No turbulento cenário jurídico brasileiro, a qual julgamento ocorrido nesse século podemos atribuir o título de “julgamento do século”? Faremos algumas considerações esperando responder essa pergunta. Que o leitor possa tomar sua própria decisão.
Muitos atribuem ao julgamento do Mensalão esse título, pela relevância histórica dos fatos e personagens envolvidos. Outros, pela mesma razão, atribuem ao julgamento de Lula na Lava-jato. Contrariando as expectativas, atribuo esse título ao julgamento de aceitação da denúncia de golpe de Estado ao ex-presidente Jair Bolsonaro e dezenas de outros acusados. Por quê?
Os dois primeiros citados, apesar da importância histórica dos casos e das consequências que decorreram deles, nada mais foram que julgamentos dentro de certa normalidade jurídica e, apesar de alguns deslizes, levados a cabo através de procedimentos e forma delineados no ordenamento processual penal brasileiro. Excetuando a importância dos assuntos e dos réus, nada tiveram de excepcional no mundo do direito.
O mesmo não podemos dizer do julgamento da aceitação da denúncia contra Jair Bolsonaro, esse sim foi excepcional no termo exato da palavra. Já vimos muitas coisas estranhas acontecendo em nossa Justiça nos últimos anos. Decisões arbitrárias, condenações políticas, investigações que burlaram o arcabouço legal e muitas outras ilegalidades que anulariam qualquer ato judicial pretérito ao período que vivemos nos últimos dois anos. Esse julgamento foi além.
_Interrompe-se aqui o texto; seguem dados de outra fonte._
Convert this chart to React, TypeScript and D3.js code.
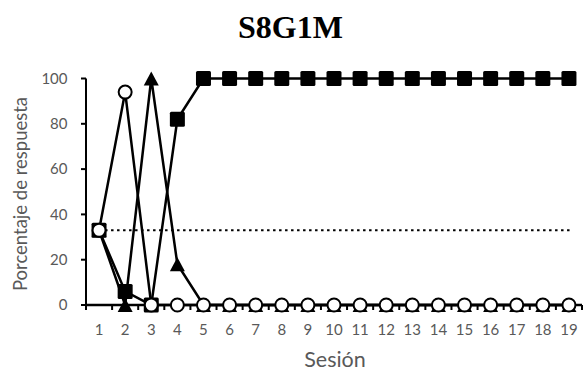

Não há notícia, na história jurídica brasileira, de um julgamento que tenha ignorado absolutamente tudo que é previsto em nossa legislação processual. Tudo nele poderia ser considerado nulo em qualquer democracia do mundo. Primeiro é a questão do Foro de julgamento, pois foi necessária uma decisão do Supremo alterando o entendimento anterior, visto que nenhum dos acusados teria o foro por prerrogativa de função, conhecido “foro privilegiado”. O Supremo colocou qualquer um, a seu bel prazer, sob sua jurisdição.
Depois foi o atropelo do princípio da ampla defesa. Começando pelo prazo de quinze dias para apresentação de defesa prévia dos réus. Na denúncia, há centenas de milhares de paginas e arquivos para serem analisados e, com prazo tão curto, fica inviabilizada uma análise rigorosa de tudo. Há diversos precedentes que autorizariam um prazo maior, além disso, em unanimidade, as defesas demonstraram a falta de acesso sobre a integralidade das provas coletadas contra os acusados. Isso é um princípio básico do Estado de Direito.
Quando se fala em amplo acesso, não se trata de acesso apenas das provas juntadas pela acusação, mas de todas as provas colhidas, principalmente aquelas que poderiam contrariar a acusação. Significa disponibilizar todos os meios para que a defesa trabalhe. Todos os pedidos nesse sentido foram negados e rebatidos pelo relator do caso.
Vejamos agora o papel do Ministro relator, pois foi na sua atuação que vemos como as regras processuais foram totalmente ignoradas. Em um julgamento para analisar apenas o recebimento de uma denúncia, ou não, o que é julgado são apenas as alegações da acusação e defesa sobre a aptidão ou inépcia da denúncia. Nunca debate-se o mérito desta. Mas o que vimos foi um verdadeiro show de criatividade e assunção do relator ao papel de acusador.
Em um longo voto, o relator do caso não apenas rebateu todas as alegações das defesas, ele desceu a minúcias que esbarraram fortemente no mérito da acusação, e fez mais, em um movimento chocante, exibiu um vídeo selecionado das manifestações do dia oito de janeiro de 2023, vídeo que não constava na denúncia e nem foi apresentado antes às defesas. Em direito esse expediente é conhecido como “prova surpresa” e que não existe em nosso sistema legal. E mesmo onde é aceito, quem faz uso dele é a defesa ou a acusação, nunca o juiz do caso.
Depois de tamanho absurdo, do qual não se tem conhecimento em nenhum dos países democráticos, os votos dos outros Ministros, todos resvalando no mérito da acusação, podem até serem considerados erros brandos, apesar de também não respeitarem o devido processo legal.
Diante dessa singela análise, em minha modesta análise, esse julgamento leva facilmente o título de “julgamento do século”, menos pela importância do caso julgado ou dos acusados, mas por evidenciar abertamente o quando a nossa Justiça deteriorou-se, transformando-se de forma tão clara em uma Justiça de vontades de Homens, não mais de Leis. Uma triste página de nossa história.